Why cost-cutting pressure drove an effectiveness revolution for Diageo

Diageo's Adam Ben-Yousef
Diageo's Adam Ben-Yousef

Drinks group has increased marketing spend by 31% since 2016.

A "big bang" in Diageo’s marketing effectiveness would not have happened without the impetus of corporate cost-cutting, two of the drinks giant’s senior marketers told the IPA's EffWeek conference on Tuesday.

Adam Ben-Yousef, global marketing effectiveness director, and Andrew Geoghegan, global planning director, explained that Diageo's 1,200-strong marketing function had undergone dramatic change with respect to effectiveness.

Diageo owns brands including Smirnoff, Guinness, Baileys and Johnnie Walker.

Catalyst, its three-year-old web-based marketing effectiveness tool, has delivered a 16-fold gross profit return on investment, with the result of greater business confidence in marketing investment, they said.

However, the pair stressed to the audience that the business did not magically decide to invest in improving its marketing effectiveness function.

"Four years ago at Diageo effectiveness, was in a familiar state," Geoghegan said. "There were a couple of passionate people in developed markets who had access to the right data. They provided backward-looking analysis and academic perspectives rather than helping us make better future decisions."

They "lacked influence and were rarely present in the meetings where resources were allocated", he added.

"Even though we were a very brand-led business, we could not demonstrate the impact of our marketing spend and often it was the first money to be cut," Ben-Yousef and Geoghegan said.

The trigger for change came from investors, who were conscious that other consumer-focused giants such as Anheuser-Busch InBev were achieving cost savings by applying zero-based budgeting to advertising spend among other things.

This led Diageo management to promise to generate an additional £500m over three years by overhauling productivity – and in turn led the marketing department to take the bet of promising the board it would contribute £100m of that sum.

"That was a significant enough figure to motivate marketers across Diageo and significant enough to unlock some investment to help us," the duo said. "It enabled us to reframe the role of marketing and marketing effectiveness in the context of what really mattered to Diageo and its stakeholders beyond marketing."

They said their advice to other marketers who want to know how to get their boards to invest in marketing effectiveness was to find a similar "Trojan horse" trigger for investment.

"By making the case that, for marketing, productivity could mean a combination of eliminating ineffective spend and generating more profit by shifting money to more attractive brands and activities, we were able to make the case for the kind of productivity that in theory could also deliver long-term growth," Ben-Yousef and Geoghegan said.

"It also gave us the impetus to think about our marketing practice and improve the consistency with which we evaluated marketing outcomes.
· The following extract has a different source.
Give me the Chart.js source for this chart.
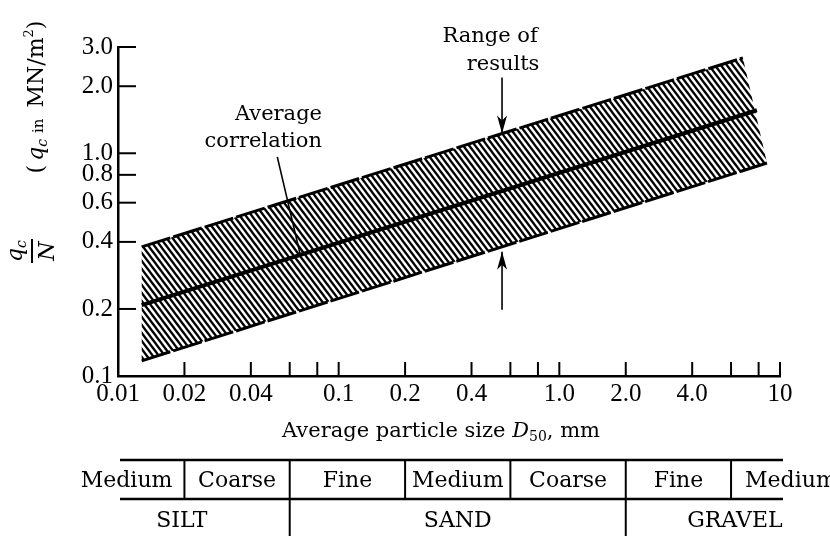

To put it bluntly, every incremental pound that we could get from our spend on marketing would be one less pound taken away from things like indirect costs and overhead – people – to deliver that £500m."

They also advised their peers to set a financial target, since the £100m figure was a great motivator. "Although it was daunting, it motivated our external partners, our general managers and our marketers to deliver it in full and on time," they continued. "It was a factor in all our bonuses and this created a shared outcome and a supportive attitude from people when times were tough on the project."

The pair also stressed that introducing an effectiveness culture was not just a matter of "fancy software". They attributed their success to continuing to prize creativity, having the right KPIs and having a "no-fault culture" in place.